## What is expected
Please print exactly the lines below, from the start of the material up to and including the line with "const yTicks = [0, 0.5, 1, 1.5, 2, 2.5];", but none of the pictures.

## Recorded data
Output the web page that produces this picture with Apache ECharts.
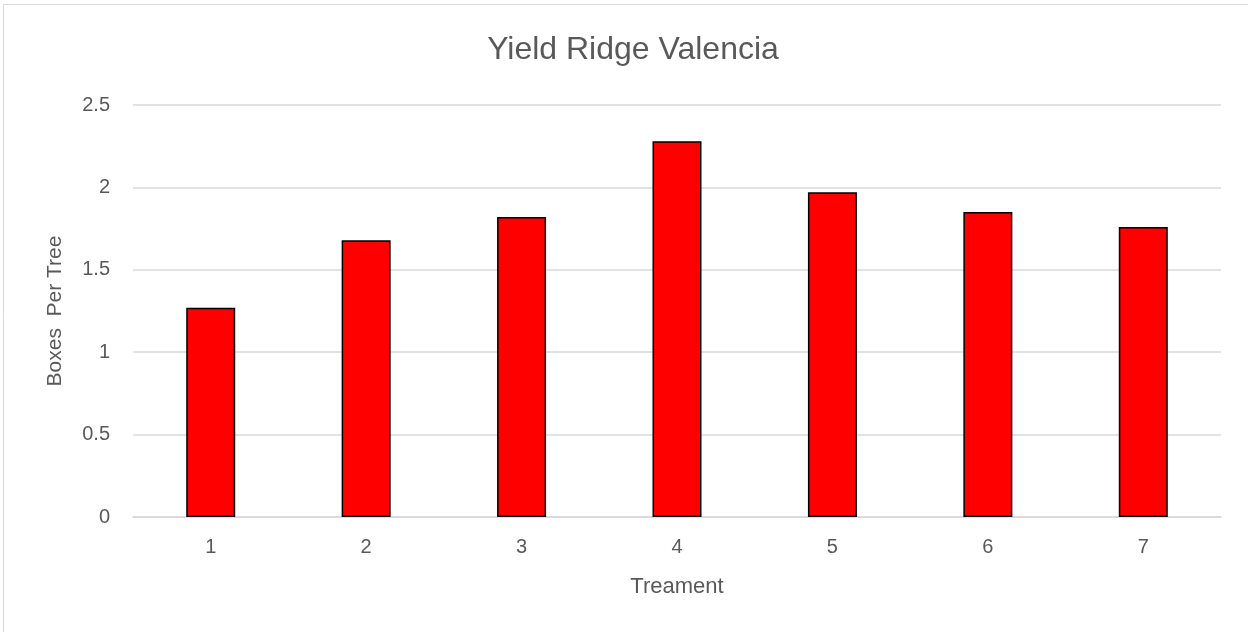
<!DOCTYPE html>
<html>
<head>
<meta charset="utf-8">
<script src="https://cdn.jsdelivr.net/npm/echarts@6/dist/echarts.min.js"></script>
<style>html,body{margin:0;padding:0;background:#fff}#c{width:1248px;height:632px}</style>
</head>
<body>
<div id="c"></div>
<script>
const categories = ['1','2','3','4','5','6','7'];
const boxesPerTree = [1.27, 1.68, 1.82, 2.28, 1.97, 1.85, 1.76];
const yTicks = [0, 0.5, 1, 1.5, 2, 2.5];

const chart = echarts.init(document.getElementById('c'));
const txt = '#595959';
const font = 'Liberation Sans, Arial, sans-serif';
chart.setOption({
  animation: false,
  graphic: [{
    type: 'rect', shape: {x: 3.5, y: 4.5, width: 1260, height: 640},
    style: {fill: 'none', stroke: '#d9d9d9', lineWidth: 1}, silent: true
  }],
  title: {
    text: 'Yield Ridge Valencia', left: 628, top: 29, textAlign: 'center',
    textStyle: {color: txt, fontSize: 32, fontWeight: 'normal', fontFamily: font}
  },
  grid: {left: 133, right: 27, top: 105, bottom: 115},
  xAxis: {
    type: 'category', data: categories,
    name: 'Treament', nameLocation: 'middle', nameGap: 59,
    nameTextStyle: {color: txt, fontSize: 22, fontFamily: font},
    axisLine: {show: true, lineStyle: {color: '#d9d9d9', width: 1.5}},
    axisTick: {show: false},
    axisLabel: {color: txt, fontSize: 20, fontFamily: font, margin: 20}
  },
  yAxis: {
    type: 'value', min: 0, max: 2.5, interval: 0.5,
    name: 'Boxes  Per Tree', nameLocation: 'middle', nameGap: 67, nameRotate: 90,
    nameTextStyle: {color: txt, fontSize: 21, fontFamily: font},
    axisLine: {show: false}, axisTick: {show: false},
    axisLabel: {color: txt, fontSize: 20, fontFamily: font, margin: 23,
      formatter: v => yTicks.includes(v) ? String(v) : ''},
    splitLine: {lineStyle: {color: '#d9d9d9', width: 1.5}}
  },
  series: [{
    type: 'bar', data: boxesPerTree, barWidth: 49,
    itemStyle: {color: '#ff0000', borderColor: '#000000', borderWidth: 1.5}
  }]
});
</script>
</body>
</html>
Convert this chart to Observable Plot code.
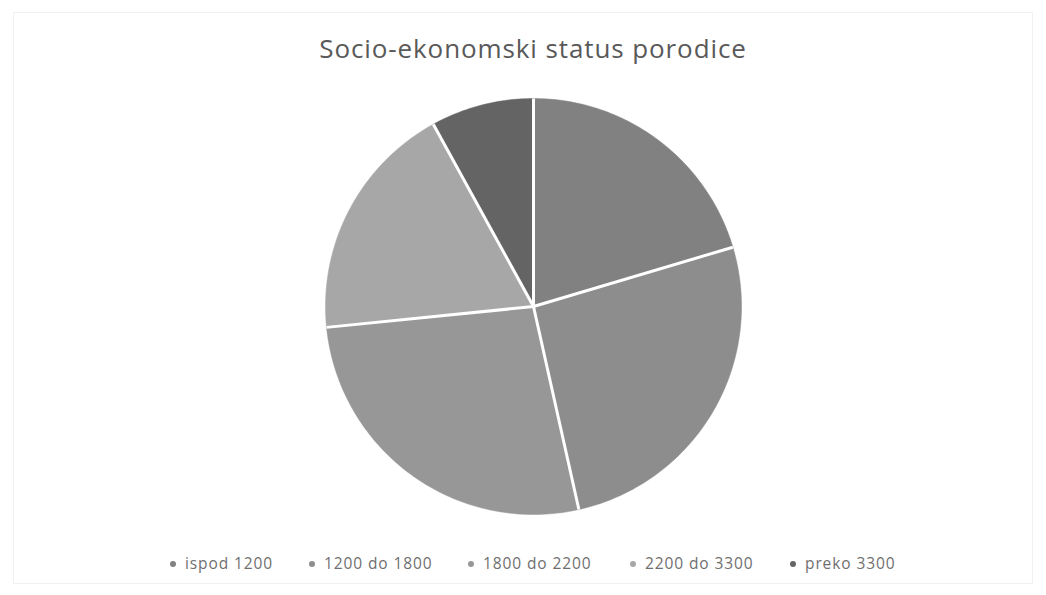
<!DOCTYPE html>
<html>
<head>
<meta charset="utf-8">
<script src="https://cdn.jsdelivr.net/npm/d3@7"></script>
<script src="https://cdn.jsdelivr.net/npm/@observablehq/plot@0.6"></script>
<style>
  html, body { margin: 0; padding: 0; background: #fff; }
  #wrap { position: relative; width: 1046px; height: 595px; overflow: hidden; background: #fff; font-family: "Open Sans", sans-serif; }
  #frame { position: absolute; left: 13px; top: 12px; width: 1020px; height: 572px; border: 1px solid #f1f1f1; box-sizing: border-box; }
  #title { position: absolute; left: 10px; width: 1046px; top: 30px; text-align: center; font-size: 26px; color: #595959; letter-spacing: 0.9px; }
  #chart { position: absolute; left: 0; top: 0; }
  .lg { position: absolute; top: 553px; font-size: 15.5px; letter-spacing: 0.9px; color: #6f6f6f; white-space: nowrap; line-height: 20px; }
  .lg span.m { display: inline-block; width: 6px; height: 6px; border-radius: 50%; margin-right: 9px; vertical-align: middle; position: relative; top: -1px; }
</style>
</head>
<body>
<div id="wrap">
  <div id="frame"></div>
  <div id="title">Socio-ekonomski status porodice</div>
  <div id="chart"></div>
</div>
<script>
// Data (share of families, %)
const categories = ["ispod 1200", "1200 do 1800", "1800 do 2200", "2200 do 3300", "preko 3300"];
const values = [20.4, 26.1, 26.9, 18.6, 8.0];
const colors = ["#818181", "#8d8d8d", "#979797", "#a7a7a7", "#646464"];
const legendX = [170, 309, 468, 630, 790];

const table = categories.map((c, i) => ({category: c, value: values[i]}));
const arcs = d3.pie().sort(null).value(d => d.value)(table);

// polygon points for each slice (unit circle, clockwise from top)
const pts = [];
arcs.forEach(a => {
  const cat = a.data.category;
  pts.push({category: cat, x: 0, y: 0});
  const n = Math.max(2, Math.ceil((a.endAngle - a.startAngle) / (Math.PI / 180)));
  for (let k = 0; k <= n; k++) {
    const t = a.startAngle + (a.endAngle - a.startAngle) * k / n;
    pts.push({category: cat, x: Math.sin(t), y: Math.cos(t)});
  }
  pts.push({category: cat, x: 0, y: 0});
});
const spokes = [];
arcs.forEach(a => {
  spokes.push({category: a.data.category, x: 0, y: 0});
  spokes.push({category: a.data.category, x: Math.sin(a.startAngle), y: Math.cos(a.startAngle)});
});

const cx = 533, cy = 306, r = 208;
const W = 1046, H = 595;
const chart = Plot.plot({
  width: W,
  height: H,
  marginLeft: cx - r,
  marginRight: W - (cx + r),
  marginTop: cy - r,
  marginBottom: H - (cy + r),
  x: {domain: [-1, 1], axis: null},
  y: {domain: [-1, 1], axis: null},
  color: {domain: categories, range: colors},
  style: {background: "transparent"},
  marks: [
    Plot.line(pts, {x: "x", y: "y", z: "category", fill: "category", stroke: "category", strokeWidth: 0.5, curve: "linear"}),
    Plot.line(spokes, {x: "x", y: "y", z: "category", stroke: "#ffffff", strokeWidth: 3, strokeLinecap: "butt"})
  ]
});
document.getElementById("chart").appendChild(chart);

const wrap = document.getElementById("wrap");
categories.forEach((c, i) => {
  const d = document.createElement("div");
  d.className = "lg";
  d.style.left = legendX[i] + "px";
  d.innerHTML = `<span class="m" style="background:${colors[i]}"></span>${c}`;
  wrap.appendChild(d);
});
</script>
</body>
</html>
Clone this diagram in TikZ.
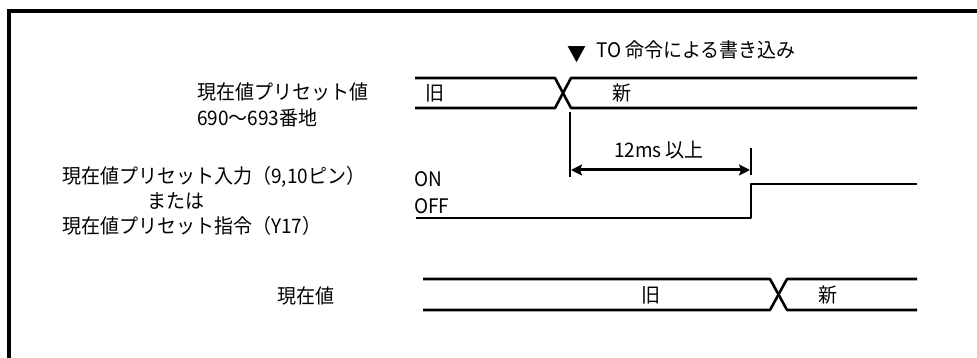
\documentclass[tikz,border=0pt]{standalone}
\usepackage{fontspec}
\setmainfont{Noto Sans CJK JP}[FakeStretch=0.95]
\usetikzlibrary{arrows.meta}
\begin{document}
\begin{tikzpicture}[x=1pt,y=-1pt,
  sig/.style={line width=2.6pt, line join=round},
  thinmark/.style={line width=1.3pt},
  lbl/.style={inner sep=0pt, font=\fontsize{20}{24}\selectfont},
  dimarrow/.style={line width=3pt, {Stealth[length=11pt,width=11pt,inset=2pt]}-{Stealth[length=11pt,width=11pt,inset=2pt]}}]
\useasboundingbox (0,0) rectangle (977,358);
\fill[white] (0,0) rectangle (977,358);
% frame
\draw[line width=4pt] (9,360) -- (9,11) -- (980,11);
% bus 1: preset value
\draw[sig] (415,78) -- (555,78) -- (571,108) -- (917,108);
\draw[sig] (415,108) -- (555,108) -- (571,78) -- (917,78);
\node[lbl] (old1) at (435,93) {旧};
\node[lbl] (new1) at (622,93) {新};
% trigger text
\node[lbl] (tri) at (577,55) {▼};
\node[lbl, anchor=west] (trig) at (596,50) {TO 命令による書き込み};
% marker lines and arrow
\coordinate (mA) at (570,112);
\coordinate (mAb) at (570,177);
\coordinate (mB) at (751,148);
\coordinate (mBb) at (751,175);
\draw[thinmark] (mA) -- (mAb);
\draw[thinmark] (mB) -- (mBb);
\coordinate (arL) at (571,170);
\coordinate (arR) at (750,170);
\draw[dimarrow] (arL) -- (arR);
\node[lbl] (dur) at (659,150) {12ms 以上};
% preset input signal
\draw[sig] (416,218) -- (751,218) -- (751,184) -- (917,184);
\node[lbl, anchor=west] (on) at (414,179) {ON};
\node[lbl, anchor=west] (off) at (414,206) {OFF};
% bus 2: current value
\draw[sig] (423,279) -- (770,279) -- (787,310) -- (917,310);
\draw[sig] (423,310) -- (770,310) -- (787,279) -- (917,279);
\node[lbl] (old2) at (651,295) {旧};
\node[lbl] (new2) at (828,295) {新};
% left labels
\node[lbl, anchor=west] (l1a) at (197,92) {現在値プリセット値};
\node[lbl, anchor=west] (l1b) at (197,118) {690～693番地};
\node[lbl, anchor=west] (l2a) at (62,177) {現在値プリセット入力（9,10ピン）};
\node[lbl, anchor=west] (l2b) at (147,201) {または};
\node[lbl, anchor=west] (l2c) at (62,226) {現在値プリセット指令（Y17）};
\node[lbl] (l3) at (306,296) {現在値};
\end{tikzpicture}
\end{document}
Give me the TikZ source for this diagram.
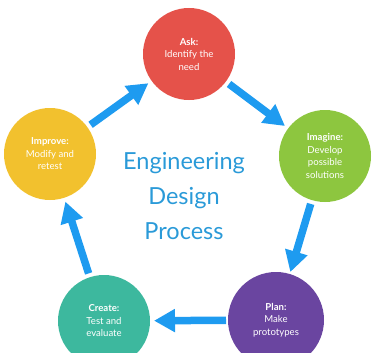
\documentclass[tikz,border=0pt]{standalone}
\usepackage{fontspec}
\setmainfont{Lato}
\usetikzlibrary{arrows.meta}
\definecolor{askc}{HTML}{E5524A}
\definecolor{imaginec}{HTML}{8DC63F}
\definecolor{planc}{HTML}{6A45A0}
\definecolor{createc}{HTML}{3DB89E}
\definecolor{improvec}{HTML}{F2C12E}
\definecolor{arrowc}{HTML}{1E9BF0}
\definecolor{titlec}{HTML}{2A9AD8}
\tikzset{
  stage/.style={circle, minimum size=92pt, inner sep=0pt, text=white, align=center,
    font=\fontsize{9.6}{12.5}\selectfont},
  flow/.style={draw=arrowc, line width=7.5pt, -{Triangle[length=21pt,width=22pt]}, shorten <=50pt, shorten >=50pt},
  title/.style={text=titlec, align=center, font=\fontsize{23.5}{35}\selectfont}
}
\begin{document}
\begin{tikzpicture}[x=1pt,y=-1pt]
\useasboundingbox (0,0) rectangle (372,353);
\node[stage, fill=askc] (ask) at (189,54) {\textbf{Ask:}\\Identify the\\need};
\node[stage, fill=imaginec] (imagine) at (325,156) {\textbf{Imagine:}\\Develop\\possible\\solutions};
\node[stage, fill=planc, minimum size=96pt] (plan) at (276,320) {\textbf{Plan:}\\Make\\prototypes};
\node[stage, fill=createc] (create) at (104,321) {\textbf{Create:}\\Test and\\evaluate};
\node[stage, fill=improvec] (improve) at (50,154) {\textbf{Improve:}\\Modify and\\retest};
\node[title] (t) at (184,196) {Engineering\\Design\\Process};
\draw[flow] (ask.center) -- (imagine.center);
\draw[flow] (imagine.center) -- (plan.center);
\draw[flow] (plan.center) -- (create.center);
\draw[flow] (create.center) -- (improve.center);
\draw[flow] (improve.center) -- (ask.center);
\end{tikzpicture}
\end{document}
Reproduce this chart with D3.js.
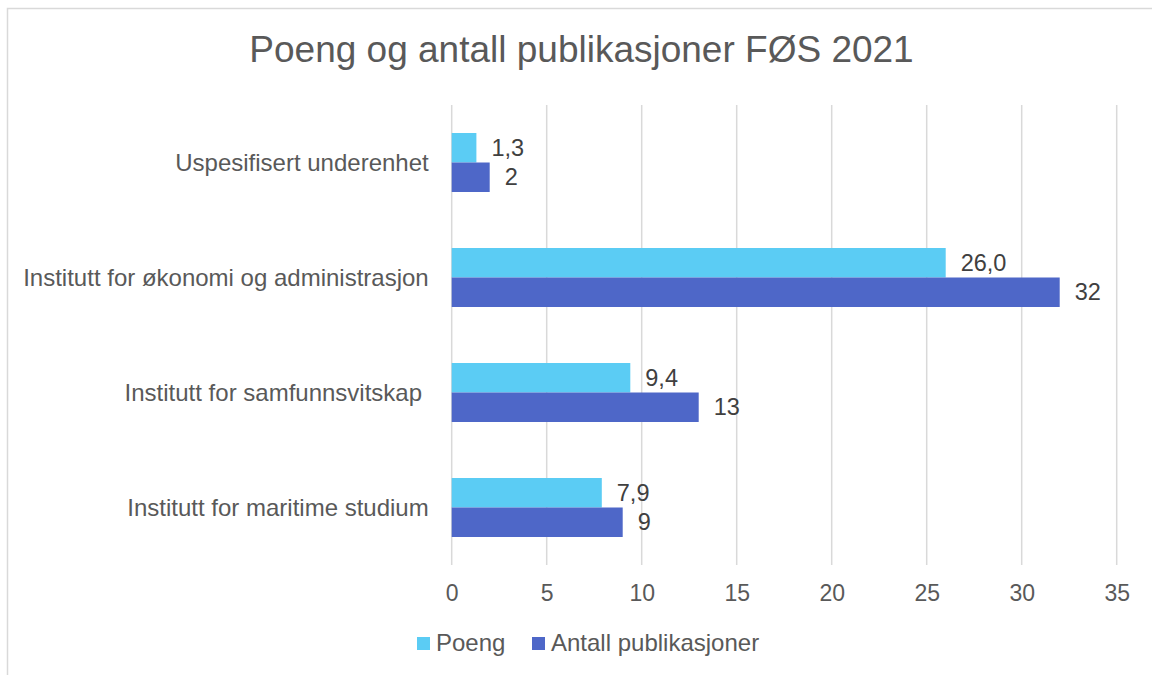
<!DOCTYPE html>
<html>
<head>
<meta charset="utf-8">
<script src="https://cdn.jsdelivr.net/npm/d3@7"></script>
<style>
  html, body { margin: 0; padding: 0; background: #ffffff; }
  svg { display: block; font-family: "Liberation Sans", Arial, sans-serif; }
</style>
</head>
<body>
<svg id="chart" width="1152" height="675"></svg>
<script>
// Institutes (top to bottom) and the two series per institute
const categories = [
  "Uspesifisert underenhet",
  "Institutt for økonomi og administrasjon",
  "Institutt for samfunnsvitskap ",
  "Institutt for maritime studium"
];
const poeng = [1.3, 26.0, 9.4, 7.9];
const antall = [2, 32, 13, 9];
const xTicks = [0, 5, 10, 15, 20, 25, 30, 35];
const seriesNames = ["Poeng", "Antall publikasjoner"];
const seriesColors = ["#5BCCF4", "#4E67C8"];

const svg = d3.select("#chart");

// Outer frame
svg.append("rect")
  .attr("x", 7.5).attr("y", 8.5)
  .attr("width", 1160).attr("height", 700)
  .attr("fill", "#ffffff")
  .attr("stroke", "#d9d9d9").attr("stroke-width", 1.5);

// Title
svg.append("text")
  .attr("x", 581.5).attr("y", 62)
  .attr("text-anchor", "middle")
  .attr("font-size", 37)
  .attr("fill", "#595959")
  .text("Poeng og antall publikasjoner FØS 2021");

const plot = { left: 451.7, right: 1116.7, top: 105, bottom: 565 };

const x = d3.scaleLinear().domain([0, 35]).range([plot.left, plot.right]);
const y = d3.scaleBand().domain(categories).range([plot.top, plot.bottom]).padding(0);
const barH = y.bandwidth() * 0.2565;

// Vertical gridlines
svg.append("g")
  .selectAll("line")
  .data(xTicks)
  .join("line")
  .attr("x1", d => x(d)).attr("x2", d => x(d))
  .attr("y1", plot.top).attr("y2", plot.bottom)
  .attr("stroke", "#d9d9d9").attr("stroke-width", 1.5);

// X axis tick labels
const xAxis = d3.axisBottom(x).tickValues(xTicks).tickSize(0).tickPadding(0)
  .tickFormat(d3.format("d"));
const gx = svg.append("g")
  .attr("transform", `translate(0,${plot.bottom})`)
  .call(xAxis);
gx.select(".domain").remove();
gx.selectAll("text")
  .attr("y", 35.5).attr("dy", 0)
  .attr("font-size", 23)
  .attr("font-family", "Liberation Sans, Arial, sans-serif")
  .attr("fill", "#595959");

// Category labels (trailing spaces kept as written)
const yAxis = d3.axisLeft(y).tickSize(0).tickPadding(0);
const gy = svg.append("g")
  .attr("transform", `translate(${plot.left},0)`)
  .call(yAxis);
gy.select(".domain").remove();
gy.selectAll("text")
  .attr("x", -23)
  .attr("dy", "0.35em")
  .attr("font-size", 24)
  .attr("font-family", "Liberation Sans, Arial, sans-serif")
  .attr("fill", "#595959")
  .style("white-space", "pre");

// Bars: Poeng above, Antall publikasjoner below, centred in each band
const rows = categories.map((c, i) => ({ c, vals: [poeng[i], antall[i]] }));
const groups = svg.append("g").selectAll("g")
  .data(rows)
  .join("g")
  .attr("transform", d => `translate(0,${y(d.c) + y.bandwidth() / 2 - barH})`);

groups.selectAll("rect")
  .data(d => d.vals.map((v, k) => ({ v, k })))
  .join("rect")
  .attr("x", x(0))
  .attr("y", d => d.k * barH)
  .attr("width", d => x(d.v) - x(0))
  .attr("height", barH)
  .attr("fill", d => seriesColors[d.k]);

// Value labels
const fmt = [v => d3.format(".1f")(v).replace(".", ","), v => d3.format("d")(v)];
groups.selectAll("text")
  .data(d => d.vals.map((v, k) => ({ v, k })))
  .join("text")
  .attr("x", d => x(d.v) + 15)
  .attr("y", d => d.k * barH + barH / 2)
  .attr("dy", "0.35em")
  .attr("font-size", 23.5)
  .attr("fill", "#404040")
  .text(d => fmt[d.k](d.v));

// Legend
const legendItems = [
  { name: seriesNames[0], color: seriesColors[0], x: 417 },
  { name: seriesNames[1], color: seriesColors[1], x: 532 }
];
const lg = svg.append("g").selectAll("g")
  .data(legendItems)
  .join("g")
  .attr("transform", d => `translate(${d.x},637)`);
lg.append("rect")
  .attr("width", 13).attr("height", 13)
  .attr("fill", d => d.color);
lg.append("text")
  .attr("x", 19).attr("y", 14)
  .attr("font-size", 24)
  .attr("fill", "#595959")
  .text(d => d.name);
</script>
</body>
</html>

## Right answer
Output the web page that produces this picture with Apache ECharts.
<!DOCTYPE html>
<html>
<head>
<meta charset="utf-8">
<script src="https://cdn.jsdelivr.net/npm/echarts@6/dist/echarts.min.js"></script>
<style>html,body{margin:0;padding:0;background:#fff}#c{width:1248px;height:632px}</style>
</head>
<body>
<div id="c"></div>
<script>
const categories = ['1','2','3','4','5','6','7'];
const boxesPerTree = [1.27, 1.68, 1.82, 2.28, 1.97, 1.85, 1.76];
const yTicks = [0, 0.5, 1, 1.5, 2, 2.5];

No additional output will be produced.